The collection is a positive cornucopia of Moran’s thoughts on subjects as diverse as Sherlock, Dr Who, Downton Abbey, Gay Moon Landings, austerity, libraries, Aberystwyth, Paul McCartney, Boris Johnson, trolling, the Eurozone crisis, drug abuse, the Royal Wedding and Pollock.
My favourite Moran columns tend to be those that deal with popular culture where she takes a subject and then riffs on it in a deceptively effortless and hilarious fashion. I’m also a big fan of her imagined late night conversations with her long-suffering husband, rock critic Peter Paphides (himself a highly talented journalist).

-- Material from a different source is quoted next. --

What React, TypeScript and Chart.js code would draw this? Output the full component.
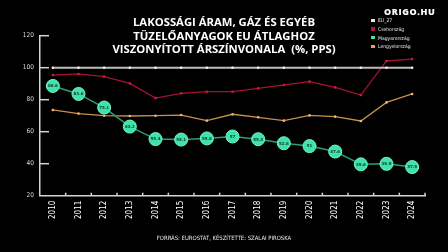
import React, { useEffect, useRef } from "react";
import { Chart, registerables } from "chart.js";

Chart.register(...registerables);

const years = ["2010","2011","2012","2013","2014","2015","2016","2017","2018","2019","2020","2021","2022","2023","2024"];
const eu27 = [100,100,100,100,100,100,100,100,100,100,100,100,100,100,100];
const czech = [95.4,96.1,94.4,90.2,81.0,84.0,85.0,85.0,87.1,89.2,91.3,87.7,82.9,104.2,105.4];
const hungary = [88.6,83.6,75.1,63.2,55.4,55.1,55.8,57,55.3,52.8,51,47.6,39.6,39.9,37.9];
const poland = [73.6,71.3,70.0,69.8,70.0,70.4,66.9,70.9,69.0,66.9,70.2,69.4,66.7,78.3,83.6];
const yTicks = [20,40,60,80,100,120];
const seriesNames = ["EU_27","Csehország","Magyarország","Lengyelország"];
const seriesColors = ["#e6e6e6","#b3123a","#3fe2ac","#e0a050"];
const titleLines = ["LAKOSSÁGI ÁRAM, GÁZ ÉS EGYÉB","TÜZELŐANYAGOK EU ÁTLAGHOZ","VISZONYÍTOTT ÁRSZÍNVONALA  (%, PPS)"];
const sourceText = "FORRÁS: EUROSTAT, KÉSZÍTETTE: SZALAI PIROSKA";
const logoText = "ORIGO.HU";

const axisColor = "#d4d4d4";

const customPlugin = {
  id: "custom",
  afterDatasetsDraw(chart: any) {
    const ctx = chart.ctx;
    const x = chart.scales.x;
    const y = chart.scales.y;
    ctx.save();
    ctx.strokeStyle = axisColor;
    ctx.lineWidth = 1.5;
    y.ticks.forEach((t: any) => {
      if (t.value === 20) return;
      const py = y.getPixelForValue(t.value);
      ctx.beginPath();
      ctx.moveTo(x.left, py);
      ctx.lineTo(x.left + 9, py);
      ctx.stroke();
    });
    const n = years.length;
    const w = (x.right - x.left) / n;
    for (let i = 1; i <= n; i++) {
      const px = x.left + i * w;
      ctx.beginPath();
      ctx.moveTo(px, y.bottom);
      ctx.lineTo(px, y.bottom - 3);
      ctx.stroke();
    }
    const meta = chart.getDatasetMeta(2);
    ctx.fillStyle = "#0b3d2c";
    ctx.font = "bold 4px 'DejaVu Sans'";
    ctx.textAlign = "center";
    ctx.textBaseline = "middle";
    meta.data.forEach((pt: any, i: number) => {
      ctx.fillText(String(hungary[i]), pt.x, pt.y + 0.3);
    });
    ctx.restore();
  },
};

export default function App() {
  const ref = useRef<HTMLCanvasElement>(null);
  useEffect(() => {
    document.body.style.margin = "0";
    document.body.style.background = "#000";
    const chart = new Chart(ref.current!, {
      type: "line",
      data: {
        labels: years,
        datasets: [
          { label: seriesNames[0], data: eu27, borderColor: "#bdbdbd", backgroundColor: "#e0e0e0", borderWidth: 2, pointRadius: 1.3, pointBorderWidth: 0, pointBackgroundColor: "#f0f0f0" },
          { label: seriesNames[1], data: czech, borderColor: "#a5122f", backgroundColor: "#c8163f", borderWidth: 1.3, pointRadius: 1.3, pointBorderWidth: 0, pointBackgroundColor: "#d01a45" },
          { label: seriesNames[2], data: hungary, borderColor: "#2a9c7a", backgroundColor: "#3fe2ac", borderWidth: 1.5, pointRadius: 6.5, pointBorderWidth: 1, pointBorderColor: "#74f2c6", pointBackgroundColor: "#3fe2ac" },
          { label: seriesNames[3], data: poland, borderColor: "#c8904a", backgroundColor: "#e0a050", borderWidth: 1.3, pointRadius: 1.3, pointBorderWidth: 0, pointBackgroundColor: "#f0b868" },
        ],
      },
      options: {
        animation: false,
        responsive: false,
        events: [],
        layout: { padding: { left: 8, right: 23, top: 35.7, bottom: 0 } },
        plugins: { legend: { display: false }, tooltip: { enabled: false }, title: { display: false } },
        scales: {
          x: {
            offset: true,
            grid: { display: false, drawTicks: false },
            border: { display: true, color: axisColor, width: 1.5 },
            ticks: { color: "#ffffff", font: { family: "'Liberation Sans Narrow','DejaVu Sans Condensed',Roboto", size: 8 }, minRotation: 90, maxRotation: 90, padding: 5 },
            afterFit: (s: any) => { s.height = 56.3; },
          },
          y: {
            min: 20,
            max: 120,
            afterBuildTicks: (s: any) => { s.ticks = yTicks.map((v) => ({ value: v })); },
            grid: { display: false, drawTicks: false },
            border: { display: true, color: axisColor, width: 1.5 },
            ticks: { color: "#d8d8d8", font: { family: "'Liberation Sans Narrow','DejaVu Sans Condensed',Roboto", size: 6.5 }, padding: 6 },
            afterFit: (s: any) => { s.width = 32; },
          },
        },
      },
      plugins: [customPlugin],
    });
    return () => chart.destroy();
  }, []);

  const narrow = "'Liberation Sans Narrow','DejaVu Sans Condensed',Roboto,sans-serif";
  return (
    <div style={{ position: "relative", width: 448, height: 252, background: "#000", overflow: "hidden" }}>
      <canvas ref={ref} width={448} height={252} style={{ position: "absolute", left: 0, top: 0, width: 448, height: 252 }} />
      <div style={{ position: "absolute", left: 0, width: 448, top: 15, textAlign: "center", color: "#fff", fontFamily: "'Open Sans',sans-serif", fontWeight: 700, fontSize: 11.3, lineHeight: "13.6px", paddingRight: 2, whiteSpace: "pre" }}>
        {titleLines.map((l, i) => <div key={i}>{l}</div>)}
      </div>
      <div style={{ position: "absolute", left: 384, top: 5, color: "#fff", fontFamily: "'Open Sans',sans-serif", fontWeight: 800, fontSize: 9, letterSpacing: 0.6 }}>{logoText}</div>
      <div style={{ position: "absolute", left: 371, top: 16, fontFamily: narrow, fontSize: 5, color: "#e8e8e8" }}>
        {seriesNames.map((n, i) => (
          <div key={i} style={{ display: "flex", alignItems: "center", height: 8.7 }}>
            <span style={{ display: "inline-block", width: 3.5, height: 3.5, background: seriesColors[i], marginRight: 3.5 }} />
            <span>{n}</span>
          </div>
        ))}
      </div>
      <div style={{ position: "absolute", left: 0, width: 448, top: 234.5, textAlign: "center", fontFamily: narrow, fontSize: 5.9, color: "#e8e8e8" }}>{sourceText}</div>
    </div>
  );
}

Indeed, if that was her limit, that would be sufficient but, in addition she is an excellent interviewer as shown in this collection in pieces about Keith Richards and a manically wonderful trip to a sex club with Lady Gaga. These pieces are almost worth the price of the book on their own.
And there’s yet more. Over the years, Ms Moran has become more confident and vocal about speaking out on social issues, often linking them back to her own childhood in the West Midlands. In this book, there are serious pieces on benefits cuts, the closure of libraries and the nature of poverty. I can’t say that I always agree with her views but they are expressed here clearly, cogently and persuasively.
I believe that good humorous writing comes across as apparently effortless but needs huge skill from the author and I’d hold Ms Moran’s serious pieces up as evidence of her talent. As well as the columns I’ve mentioned above, her obituaries of Elizabeth Taylor and Amy Winehouse are poignant and deeply moving and demonstrate real quality.
Although I’m not entirely sure that Caitlin Moran would approve of me, I’m a huge fan as you may have guessed by now. In summary, she’s funny, bright and a deceptively serious social critic and I can do no better than to urge you to go out and buy this book (or borrow it from the library!). You really won’t regret it.